En la mañana del lunes 9 de Octubre de 1820, en Guayaquil se convocó
a un cabildo abierto para la firma del Acta de la Independencia del Reino de
España. A diferencia de los documentos de otros territorios sudamericanos, en
los que se justificó con mucha lírica el rompimiento con los godos, el acta de
independencia de Guayaquil fue prosaica, carente de emotividad.
El acta que se levantó ese lunes 9 de Octubre de 1820 reconoció el
hecho de la independencia (“habiéndose declarado la independencia por el voto
general del pueblo…”) y dispuso que se proceda a organizar la ciudad en función
de este hecho (“debiendo tomar en consecuencia, todas las medidas que
conciernan al orden político…”). Después de esto se designaron autoridades y al
final constan las firmas de los catorce cabildantes, todos hombres, todos
blancos y descendientes de las familias españolas asentadas en la ciudad.
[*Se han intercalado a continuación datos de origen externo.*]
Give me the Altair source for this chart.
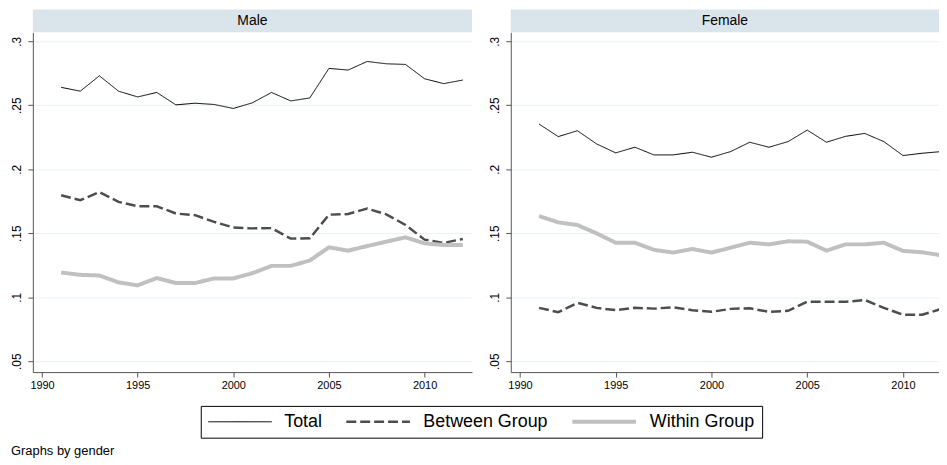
import altair as alt
import pandas as pd

years = list(range(1991, 2013))
series_names = ["Total", "Between Group", "Within Group"]

male_total = [0.264, 0.261, 0.273, 0.261, 0.2565, 0.260, 0.2503, 0.2516, 0.2506, 0.2475, 0.2519,
              0.260, 0.2534, 0.2557, 0.2788, 0.2775, 0.2842, 0.2824, 0.2819, 0.2707, 0.2669, 0.2697]
male_between = [0.1797, 0.1758, 0.1822, 0.1745, 0.1711, 0.1711, 0.1654, 0.1641, 0.1589, 0.1545, 0.1538,
                0.154, 0.1458, 0.146, 0.1645, 0.165, 0.1693, 0.1648, 0.1565, 0.145, 0.1425, 0.1455]
male_within = [0.1193, 0.1175, 0.117, 0.1116, 0.1093, 0.115, 0.1111, 0.1111, 0.1147, 0.1147, 0.1188,
               0.1245, 0.1245, 0.1287, 0.139, 0.1364, 0.140, 0.1434, 0.1468, 0.1421, 0.1408, 0.1408]

female_total = [0.2353, 0.2255, 0.2301, 0.2198, 0.2128, 0.2172, 0.2112, 0.2112, 0.2133, 0.2094, 0.2138,
                0.2211, 0.2172, 0.2216, 0.2306, 0.2211, 0.2257, 0.228, 0.2216, 0.2107, 0.2125, 0.2138]
female_between = [0.0917, 0.0883, 0.0956, 0.0917, 0.0899, 0.0917, 0.0911, 0.0922, 0.0899, 0.0886, 0.0909,
                  0.0914, 0.0886, 0.0894, 0.0966, 0.0964, 0.0964, 0.0979, 0.0917, 0.0863, 0.0863, 0.0909]
female_within = [0.1634, 0.1585, 0.1564, 0.1499, 0.1426, 0.1426, 0.137, 0.1349, 0.1377, 0.1349, 0.1387,
                 0.1426, 0.1413, 0.1437, 0.1434, 0.1364, 0.1413, 0.1413, 0.1426, 0.1362, 0.1351, 0.1328]

x_ticks = [1990, 1995, 2000, 2005, 2010]
y_ticks = [0.05, 0.1, 0.15, 0.2, 0.25, 0.3]

FONT = "Liberation Sans"


def make_df(total, between, within):
    rows = []
    for name, vals in zip(series_names, [total, between, within]):
        for yr, v in zip(years, vals):
            rows.append({"year": yr, "value": v, "series": name})
    return pd.DataFrame(rows)


df_male = make_df(male_total, male_between, male_within)
df_female = make_df(female_total, female_between, female_within)

color_scale = alt.Scale(domain=series_names, range=["#000000", "#4d4d4d", "#c0c0c0"])
dash_scale = alt.Scale(domain=series_names, range=[[1, 0], [10, 4], [1, 0]])
width_scale = alt.Scale(domain=series_names, range=[1, 4, 4])


def panel(df, title, xmax, w):
    hdr = pd.DataFrame({"label": [title]})
    band = alt.Chart(hdr).mark_rect(color="#dae5eb", clip=False).encode(
        x=alt.value(0), x2=alt.value(w), y=alt.value(-23), y2=alt.value(0)
    )
    txt = alt.Chart(hdr).mark_text(
        font=FONT, fontSize=14, fontWeight="normal", color="black",
        baseline="middle", align="center", clip=False
    ).encode(x=alt.value(w / 2), y=alt.value(-11), text="label:N")

    lines = alt.Chart(df).mark_line(clip=True).encode(
        x=alt.X("year:Q",
                scale=alt.Scale(domain=[1989.52, xmax], nice=False, zero=False),
                axis=alt.Axis(values=x_ticks, format="d", title=None, grid=False,
                              labelFontSize=11, labelFont=FONT, tickSize=5,
                              domainColor="#555555", tickColor="#555555", labelColor="black",
                              labelPadding=3, labelFlush=False)),
        y=alt.Y("value:Q",
                scale=alt.Scale(domain=[0.0415, 0.307], nice=False, zero=False),
                axis=alt.Axis(values=y_ticks, title=None, grid=True, gridColor="#eaf2f3",
                              labelExpr="substring(format(datum.value, '.2~f'), 1)",
                              labelAngle=-90, labelFontSize=12, labelFont=FONT, tickSize=5,
                              domainColor="#555555", tickColor="#555555", labelColor="black",
                              labelPadding=4, labelFlush=False)),
        color=alt.Color("series:N", scale=color_scale, legend=alt.Legend(title=None)),
        strokeDash=alt.StrokeDash("series:N", scale=dash_scale, legend=alt.Legend(title=None)),
        strokeWidth=alt.StrokeWidth("series:N", scale=width_scale, legend=alt.Legend(title=None)),
    )

    return alt.layer(band, txt, lines).properties(width=w, height=342)


left = panel(df_male, "Male", 2012.48, 442)
right = panel(df_female, "Female", 2011.88, 431)

chart = alt.hconcat(left, right, spacing=39, bounds="flush").properties(
    padding={"left": 2, "top": 0, "right": 0, "bottom": 0},
    title=alt.TitleParams("Graphs by gender", orient="bottom", anchor="start", frame="bounds",
                          fontSize=13, fontWeight="normal", font=FONT, color="black", offset=7),
).configure_view(stroke=None).configure_legend(
    orient="none", legendX=169, legendY=376, direction="horizontal",
    strokeColor="black", padding=7, symbolType="stroke", symbolSize=4096, clipHeight=18,
    labelFontSize=18, labelFont=FONT, labelColor="black", labelOffset=12,
    columnPadding=22, cornerRadius=0, labelLimit=300,
)

chart.save("out.html", embed_options={"renderer": "svg", "actions": False})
De
esta manera llegó la República a estos pagos (a lo que sería, con el correr de
los años, el Ecuador), sin siquiera cambiar a las autoridades que ejercían en
1820 los cargos de la administración pública por nominación de las autoridades
españolas, pues todos ellos (salvo por el caso de Bernardo de Alzúa) fueron
ratificados por el nuevo gobierno republicano, como consta en el acta.
El acta del 9 de Octubre es un acta desprovista de lírica, expeditiva,
burocrática. Un acta indigna de heroísmo, más propia de un lunes de lluvia.